Question for Department of Health

UIN 51068, tabled on 31 October 2016

To ask the Secretary of State for Health, what steps his Department is taking to improve GP appointment waiting times.

Answered on

3 November 2016

According to the latest GP Patient Survey (published in July 2016), 84.7% of respondents indicated that they were able to get an appointment the last time they tried. Of those who were able to get an appointment, 92.1% say their appointment was convenient and 81.9% of patients who wanted to see a doctor or nurse on the same day were able to do so.
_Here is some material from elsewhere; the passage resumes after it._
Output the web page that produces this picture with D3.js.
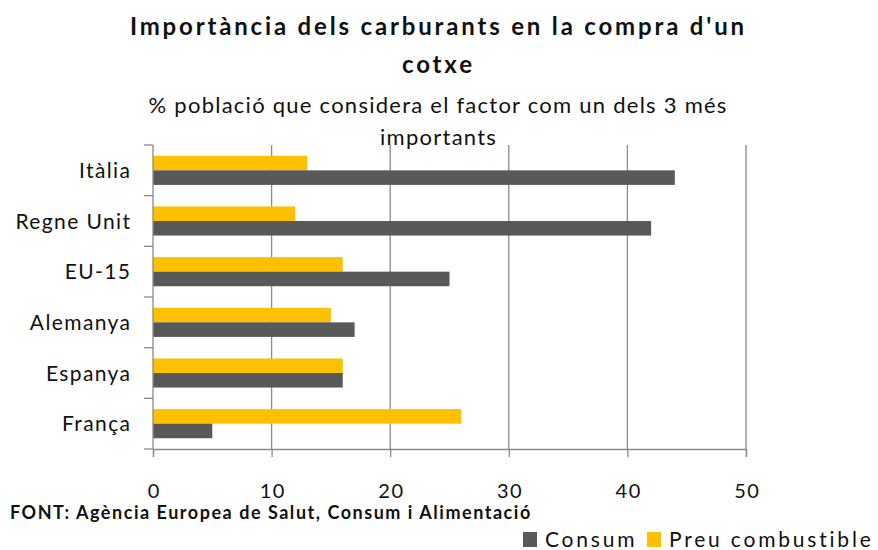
<!DOCTYPE html>
<html><head><meta charset="utf-8">
<script src="https://cdn.jsdelivr.net/npm/d3@7"></script>
<style>
html,body{margin:0;padding:0;background:#fff;}
svg{display:block;}
text{font-family:Lato,"Open Sans",sans-serif;fill:#111;}
</style></head>
<body>
<svg id="chart" width="878" height="550"></svg>
<script>
const categories = ["Itàlia","Regne Unit","EU-15","Alemanya","Espanya","França"];
const consum = [44,42,25,17,16,5];
const preuCombustible = [13,12,16,15,16,26];
const seriesNames = ["Preu combustible","Consum"];
const legendNames = ["Consum","Preu combustible"];
const xTicks = [0,10,20,30,40,50];
const titleLines = ["Importància dels carburants en la compra d'un","cotxe"];
const subtitleLines = ["% població que considera el factor com un dels 3 més","importants"];
const sourceText = "FONT: Agència Europea de Salut, Consum i Alimentació";

const colors = {"Consum":"#595959","Preu combustible":"#FFC000"};
const svg = d3.select("#chart");

// spread letters so a text reaches the width seen in the reference
function spacingFor(node, target){
  const w = node.getComputedTextLength();
  const n = node.textContent.length;
  return (target - w) / n;
}

const x = d3.scaleLinear().domain([0,50]).range([153,746]);
const y0 = d3.scaleBand().domain(categories).range([145,449]).padding(0);
const y1 = d3.scaleBand().domain(seriesNames).range([0,y0.bandwidth()]).paddingInner(0).paddingOuter(0.74);

// gridlines
svg.append("g").selectAll("line").data(xTicks.filter(d=>d>0)).join("line")
  .attr("x1",d=>x(d)).attr("x2",d=>x(d)).attr("y1",145).attr("y2",449)
  .attr("stroke","#8a8a8a").attr("stroke-width",1.3);

// bars
const rows = categories.map((c,i)=>({cat:c, vals:[{s:"Preu combustible",v:preuCombustible[i]},{s:"Consum",v:consum[i]}]}));
const g = svg.append("g").selectAll("g").data(rows).join("g")
  .attr("transform",d=>`translate(0,${y0(d.cat)})`);
g.selectAll("rect").data(d=>d.vals).join("rect")
  .attr("x",x(0)).attr("y",d=>y1(d.s)).attr("height",y1.bandwidth())
  .attr("width",d=>x(d.v)-x(0)).attr("fill",d=>colors[d.s]);

// left axis line + ticks at band boundaries
const bounds = categories.map(c=>y0(c)).concat([y0.range()[1]]);
svg.append("line").attr("x1",x(0)).attr("x2",x(0)).attr("y1",145).attr("y2",449)
  .attr("stroke","#8a8a8a").attr("stroke-width",1.3);
svg.append("g").selectAll("line").data(bounds).join("line")
  .attr("x1",x(0)-9).attr("x2",x(0)).attr("y1",d=>d).attr("y2",d=>d)
  .attr("stroke","#8a8a8a").attr("stroke-width",1.3);

// category labels
const catLabels = svg.append("g").selectAll("text").data(categories).join("text")
  .attr("x",130).attr("y",d=>y0(d)+y0.bandwidth()/2).attr("dy","0.36em")
  .attr("text-anchor","end").attr("font-size",21).text(d=>d);
{
  const ref = catLabels.filter(d=>d==="Regne Unit").node();
  const ls = spacingFor(ref,116);
  catLabels.attr("letter-spacing",ls.toFixed(2)).attr("x",130+ls);
}

// bottom axis
const xAxis = svg.append("g").attr("transform","translate(0,449)")
  .call(d3.axisBottom(x).tickValues(xTicks).tickSize(8).tickPadding(27).tickFormat(d3.format("d")));
xAxis.select(".domain").attr("stroke","#8a8a8a").attr("stroke-width",1.3);
xAxis.selectAll(".tick line").attr("stroke","#8a8a8a").attr("stroke-width",1.3);
xAxis.selectAll(".tick text").attr("font-size",20).attr("font-family","Lato,sans-serif")
  .attr("fill","#111").attr("letter-spacing",1.5).attr("dx",0.75);

// title
const t1 = svg.append("text").attr("x",437).attr("y",35).attr("text-anchor","middle")
  .attr("font-weight","bold").attr("font-size",24).text(titleLines[0]);
const tls = spacingFor(t1.node(),617);
t1.attr("letter-spacing",tls.toFixed(2)).attr("dx",tls/2);
svg.append("text").attr("x",437).attr("y",73).attr("text-anchor","middle")
  .attr("font-weight","bold").attr("font-size",24).attr("letter-spacing",tls.toFixed(2)).attr("dx",tls/2)
  .text(titleLines[1]);

// subtitle
const s1 = svg.append("text").attr("x",437.5).attr("y",113).attr("text-anchor","middle")
  .attr("font-size",22).text(subtitleLines[0]);
const sls = spacingFor(s1.node(),579);
s1.attr("letter-spacing",sls.toFixed(2)).attr("dx",sls/2);
svg.append("text").attr("x",438).attr("y",145).attr("text-anchor","middle")
  .attr("font-size",22).attr("letter-spacing",sls.toFixed(2)).attr("dx",sls/2).text(subtitleLines[1]);

// source
const src = svg.append("text").attr("x",10).attr("y",519).attr("font-weight","bold")
  .attr("font-size",18).text(sourceText);
src.attr("letter-spacing",spacingFor(src.node(),522).toFixed(2));

// legend
const legX = [523,647];
const leg = svg.append("g").selectAll("g").data(legendNames).join("g")
  .attr("transform",(d,i)=>`translate(${legX[i]},0)`);
leg.append("rect").attr("x",0).attr("y",532).attr("width",14).attr("height",15).attr("fill",d=>colors[d]);
const legT = leg.append("text").attr("x",22).attr("y",547).attr("font-size",21).text(d=>d);
{
  const ref = legT.filter(d=>d==="Preu combustible").node();
  legT.attr("letter-spacing",spacingFor(ref,205).toFixed(2));
}
</script>
</body></html>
The Government is committed to improving access to general practitioner (GP) services as part of our plan for a seven day National Health Service. To implement this, £175 million has been invested in the GP Access Fund to test improved and innovative access to GP services. Across the two waves of the Access Fund, there are 57 schemes covering over 2,500 practices and 18 million patients – a third of the population – that have benefited from improved access and transformational change at local level.

This includes more appointments being made available, especially at times more convenient for patients, such as weekday evenings and weekends. It also includes different approaches like telephone consultations and better use of the wider primary care workforce (such as Advanced Nurse Practitioners, pharmacists, the voluntary sector, physiotherapists and paramedics) to deliver improved access to patients.

These approaches have helped release local GP capacity, improve patient choice, and more appropriately matched the needs of patients with the most appropriate professional to care for them. In addition to Access Fund sites, clinical commissioning groups (CCGs) may offer local initiatives for improving access to GPs.

Practices in the GP Access Fund are testing an automated appointment measuring interface (the GP Appointment Tool) to give them detailed information about their activity and how it varies over time. This will help practices match their supply of appointments more closely to demand. It will be available for every practice from 2017-18.

The General Practice Forward View, published in April 2016, announced that an extra £2.4 billion a year will be invested in GP services by 2020-21. As part of overall investment in general practice, NHS England will provide over £500 million of recurrent funding by 2020-21, on top of current primary medical care allocations, to enable CCGs to commission and fund extra capacity across England. This is to ensure that by 2020, everyone has access to GP services, including sufficient routine appointments at evenings and weekends to meet locally determined demand, alongside effective access to out-of-hours and urgent care services.